All healthy relationships are made of those who give and those who take. Hopefully we take turns being on both sides of giving and taking. When it is all one sided, it is not healthy. When children have become grown, they need to be putting back into the relationship. Do not guilt yourself because you cannot be the same level of giving as you were before. It is their turn to serve you. 

And remember that this is a trial for them as well. Be loving and patient as they work their way through it. Pray for them and love them. I repeat, the best thing I did was get them all into counseling, yes, even the married ones, during the divorce. 

CLING TO THE GOSPEL

No matter what, teach your children that it is important to get your "cups filled" each week at church. Unfortunately, many have had negative experiences from judgmental ward members who are uncomfortable with divorce. If your ward cannot show support to you and your children, even after some time has passed, you may need to move to another ward. Most often this is the case. Either way, the Gospel is true regardless of how misguided certain ward members may be. 
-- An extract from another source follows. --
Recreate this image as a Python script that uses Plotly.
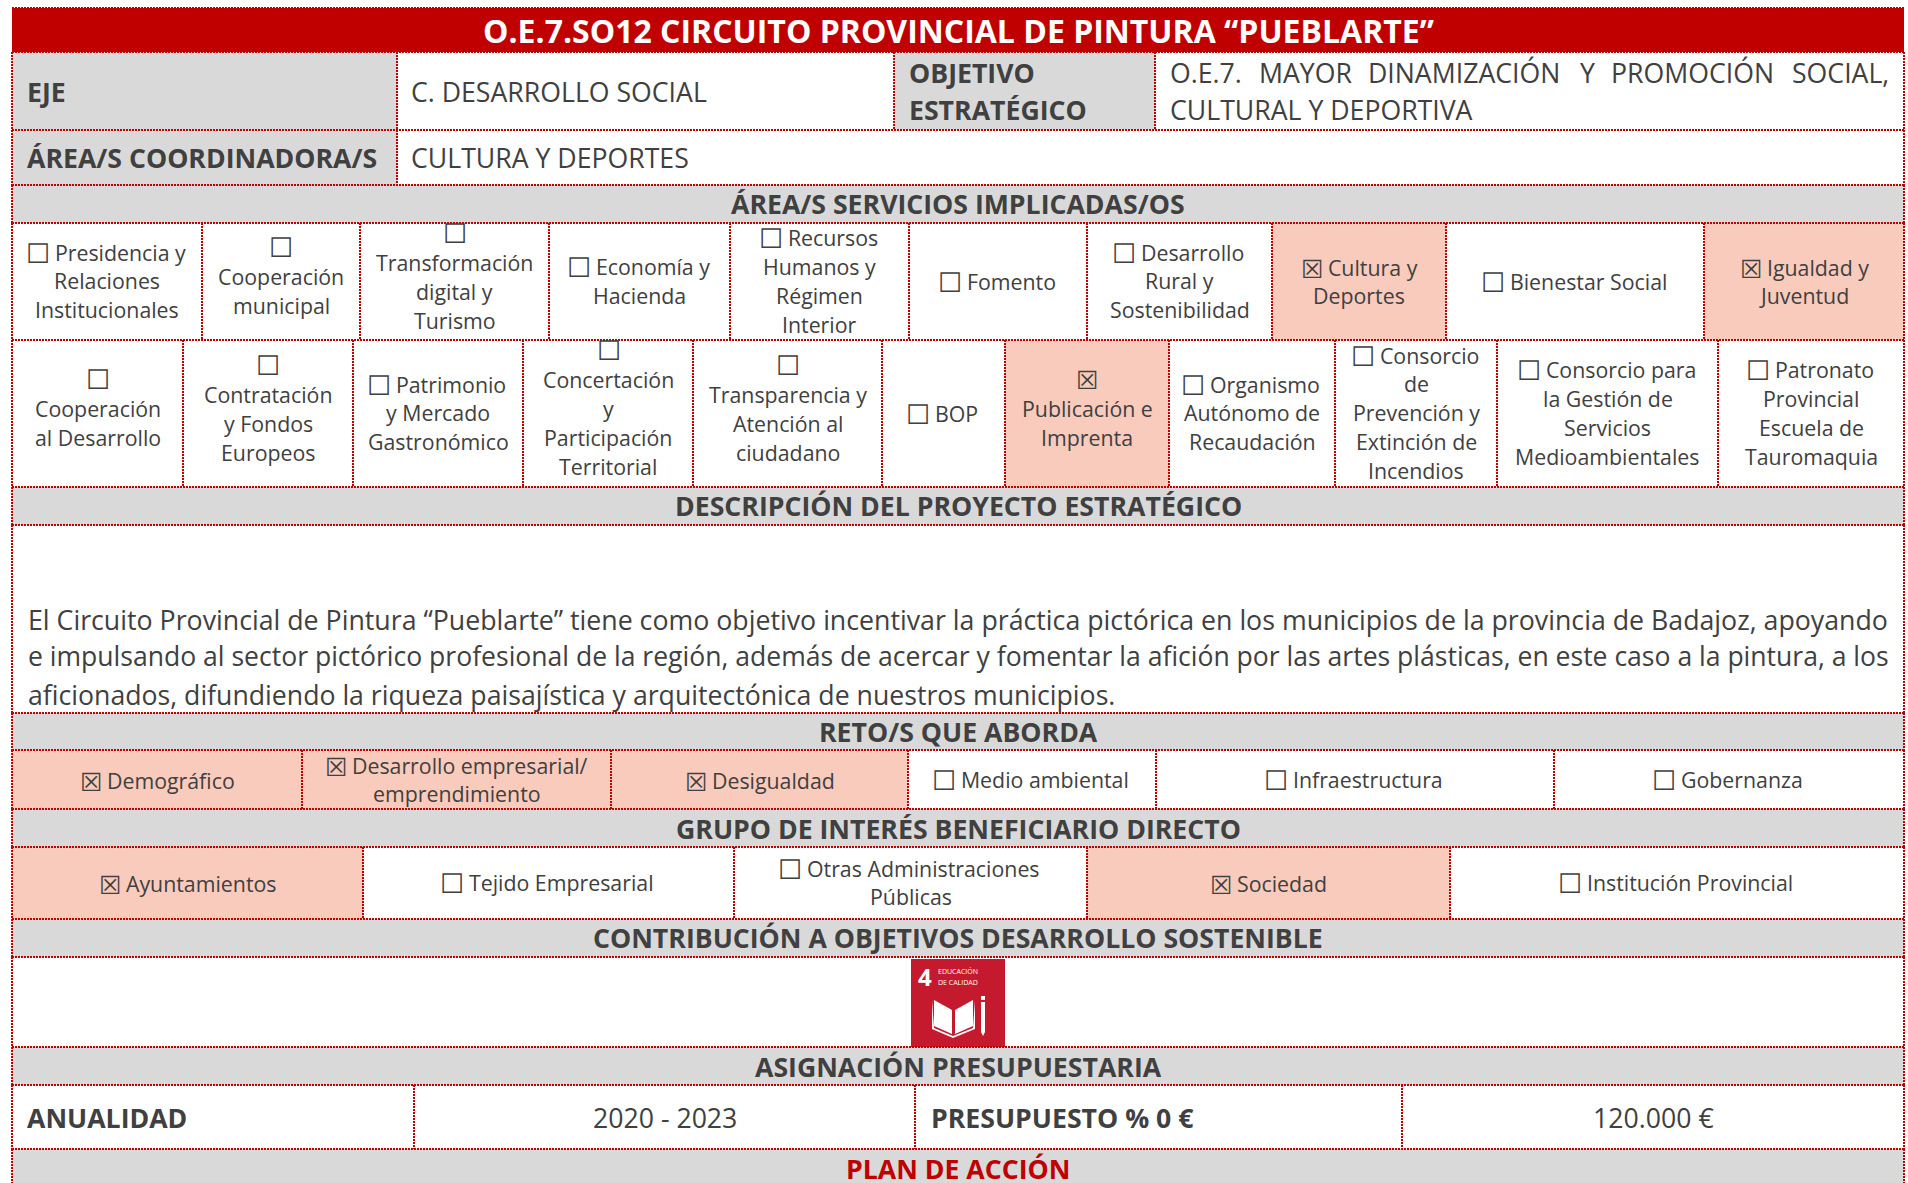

  • HAVE REGULAR SCRIPTURE STUDY AND FAMILY PRAYER
  • MAKE SURE THEY GET REGULAR PRIESTHOOD BLESSINGS 
  • HAVE GOSPEL DISCUSSIONS WITH THEM REGULARLY
  • HOLD WEEKLY FAMILY HOME EVENINGS
  • SHARE YOUR TESTIMONY WITH THEM
  • FIND OPPORTUNITIES TO SERVE OTHERS
  • SET PERSONAL GOALS TOGETHER 
  • ENCOURAGE PERSONAL PRAYER
Teach them that Satan would love to use this experience to chase them away from Christ's true church. Remind them that sometimes those in that "Great and Spacious Building" may be other members of their ward, and of the importance of clinging to the rod of iron. This will teach them to be resilient through trials. Your example right now will guide how they handle trials for the rest of their lives. Will they give up when things get tough? When people are cruel? When things don't go the way they want? OR, will they keep getting back up and moving forward with confidence no matter what happens to them? This is up to you. 

Be determined to be a family of survivors! GO TEAM! And God bless you in this effort.